Automatic 401(k) enrollment helps, but default rate is not enough
An increasing number of companies automatically enroll new employees into their 401(k) plans at hire, Bank of America notes in its guide. The problem is that most employers set the default contribution rate at just 3% or 4% of your gross salary, which falls well below what experts recommend.
Most financial professionals, including those at Fidelity, recommend a total savings rate of 15% of gross income, combining your contributions with the employer match. The average employee contribution rate was 9.5% in 2025, with the employer match adding 4.7% for a combined total savings rate of 14.2%, Fidelity reported.
Ask your plan administrator whether your employer offers automatic escalation, a feature that bumps your contribution rate by 1% each year. In 2024, 29% of participants had their contribution rate automatically increased by an escalation feature, Vanguard’s data showed.
Turning it on ensures your savings rate grows alongside your income without requiring you to manually make changes.

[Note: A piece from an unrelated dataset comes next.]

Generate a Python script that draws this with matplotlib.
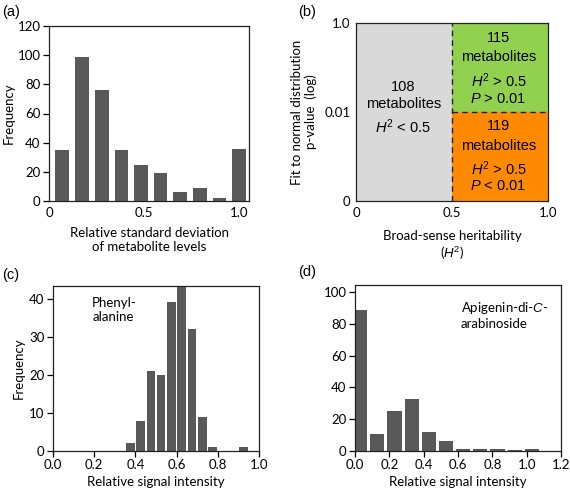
import matplotlib
matplotlib.use("Agg")
import matplotlib.pyplot as plt
import numpy as np

plt.rcParams['font.family'] = ['Lato', 'DejaVu Sans']
plt.rcParams['mathtext.fontset'] = 'custom'
plt.rcParams['mathtext.it'] = 'Liberation Sans:italic'
plt.rcParams['mathtext.rm'] = 'Liberation Sans'

# (a) relative standard deviation histogram
rsd_centers = [0.07, 0.174, 0.278, 0.381, 0.484, 0.587, 0.691, 0.794, 0.897, 1.0]
rsd_counts = [35, 99, 76, 35, 25, 19, 6, 9, 2, 36]

# (b) heritability classes
n_low_h2 = 108
n_high_h2_normal = 115
n_high_h2_nonnormal = 119

# (c) phenylalanine
phe_centers = [0.375, 0.425, 0.475, 0.525, 0.575, 0.625, 0.675, 0.725, 0.775, 0.925]
phe_counts = [2, 8, 21, 20, 39, 43, 32, 9, 1, 1]

# (d) apigenin-di-C-arabinoside
api_centers = [0.03, 0.13, 0.23, 0.33, 0.43, 0.53, 0.63, 0.73, 0.83, 0.93, 1.03]
api_counts = [89, 11, 25, 33, 12, 6, 1.3, 1.3, 1.3, 0.6, 1.3]

bar_col = '#595959'
tick_fs = 9.5
lab_fs = 9.5

fig = plt.figure(figsize=(5.7, 5.0), dpi=100)

def style(ax):
    for s in ax.spines.values():
        s.set_linewidth(0.9)
        s.set_color('#222222')
    ax.tick_params(direction='out', length=4, width=0.9, labelsize=tick_fs, pad=2)

# ---- (a)
ax = fig.add_axes([49/570, 1-201/500, 200/570, 175/500])
ax.bar(rsd_centers, rsd_counts, width=0.072, color=bar_col)
ax.set_xlim(0, 1.053)
ax.set_ylim(0, 120)
ax.set_yticks(range(0, 121, 20))
ax.set_xticks([0, 0.5, 1.0])
ax.set_xticklabels(['0', '0.5', '1.0'])
ax.set_ylabel('Frequency', fontsize=lab_fs, labelpad=2)
ax.set_xlabel('Relative standard deviation\nof metabolite levels', fontsize=lab_fs, labelpad=6)
style(ax)
ax.tick_params(axis='x', length=0, pad=4)
fig.text(2/570, 1-12/500, '(a)', fontsize=10.5, family='Liberation Sans', va='center')

# ---- (b)
ax = fig.add_axes([356/570, 1-201/500, 192/570, 178/500])
ax.set_xlim(0, 1)
ax.set_ylim(0, 2)
ax.fill_between([0, 0.5], 0, 2, color='#d9d9d9', lw=0)
ax.fill_between([0.5, 1.0], 1, 2, color='#92d050', lw=0)
ax.fill_between([0.5, 1.0], 0, 1, color='#ff8a00', lw=0)
ax.plot([0.5, 0.5], [0, 2], ls=(0, (4, 3)), color='#222222', lw=1)
ax.plot([0.5, 1.0], [1, 1], ls=(0, (4, 3)), color='#222222', lw=1)
tfs = 10.5
tkw = dict(ha='center', va='center', fontsize=tfs, family='Liberation Sans')
ax.text(0.247, 1.283, str(n_low_h2), **tkw)
ax.text(0.247, 1.087, 'metabolites', **tkw)
ax.text(0.247, 0.836, '$H^2$ < 0.5', **tkw)
ax.text(0.742, 1.827, str(n_high_h2_normal), **tkw)
ax.text(0.742, 1.614, 'metabolites', **tkw)
ax.text(0.742, 1.347, '$H^2$ > 0.5', **tkw)
ax.text(0.742, 1.149, '$P$ > 0.01', **tkw)
ax.text(0.742, 0.843, str(n_high_h2_nonnormal), **tkw)
ax.text(0.742, 0.623, 'metabolites', **tkw)
ax.text(0.742, 0.358, '$H^2$ > 0.5', **tkw)
ax.text(0.742, 0.163, '$P$ < 0.01', **tkw)
ax.set_xticks([0, 0.5, 1.0])
ax.set_xticklabels(['0', '0.5', '1.0'])
ax.set_yticks([0, 1, 2])
ax.set_yticklabels(['0', '0.01', '1.0'])
style(ax)
ax.tick_params(length=0, pad=4)
ax.set_ylabel('Fit to normal distribution\np-value  (log)', fontsize=lab_fs, labelpad=5)
ax.set_xlabel('Broad-sense heritability\n($H^2$)', fontsize=lab_fs, labelpad=8)
fig.text(298/570, 1-12/500, '(b)', fontsize=10.5, family='Liberation Sans', va='center')

# ---- (c)
ax = fig.add_axes([53/570, 1-451/500, 206/570, 165/500])
ax.bar(phe_centers, phe_counts, width=0.042, color=bar_col)
ax.set_xlim(0, 1.0)
ax.set_ylim(0, 43.3)
ax.set_yticks(range(0, 41, 10))
ax.set_xticks(np.arange(0, 1.01, 0.2))
ax.set_xticklabels(['0.0', '0.2', '0.4', '0.6', '0.8', '1.0'])
ax.set_ylabel('Frequency', fontsize=lab_fs, labelpad=3)
ax.set_xlabel('Relative signal intensity', fontsize=lab_fs, labelpad=3)
ax.text(0.19, 40.3, 'Phenyl-\nalanine', fontsize=9.5, va='top', ha='left', linespacing=1.2)
style(ax)
fig.text(2/570, 1-275/500, '(c)', fontsize=10.5, family='Liberation Sans', va='center')

# ---- (d)
ax = fig.add_axes([355/570, 1-451/500, 206/570, 166/500])
ax.bar(api_centers, api_counts, width=0.082, color=bar_col)
ax.set_xlim(0, 1.2)
ax.set_ylim(0, 104.5)
ax.set_yticks(range(0, 101, 20))
ax.set_xticks(np.arange(0, 1.21, 0.2))
ax.set_xticklabels(['0.0', '0.2', '0.4', '0.6', '0.8', '1.0', '1.2'])
ax.set_xlabel('Relative signal intensity', fontsize=lab_fs, labelpad=3)
ax.text(0.616, 95.0, 'Apigenin-di-$C$-\narabinoside', fontsize=9.5, va='top', ha='left', linespacing=1.2)
style(ax)
fig.text(298/570, 1-272/500, '(d)', fontsize=10.5, family='Liberation Sans', va='center')

fig.savefig('out.png', dpi=100)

What you do with your 401(k) determines your freedom
Bank of America’s checklist reads less like a set of instructions and more like a reminder to stay aware of how your 401(k) evolves over time. Contribution levels, employer matching, tax treatment, and default plan settings all influence outcomes in ways that are easy to overlook but difficult to correct later.Â
The data highlights how small, repeated gaps can compound into meaningful differences across decades. Rather than requiring constant oversight, the broader takeaway is to revisit these elements occasionally and understand what is happening beneath the surface.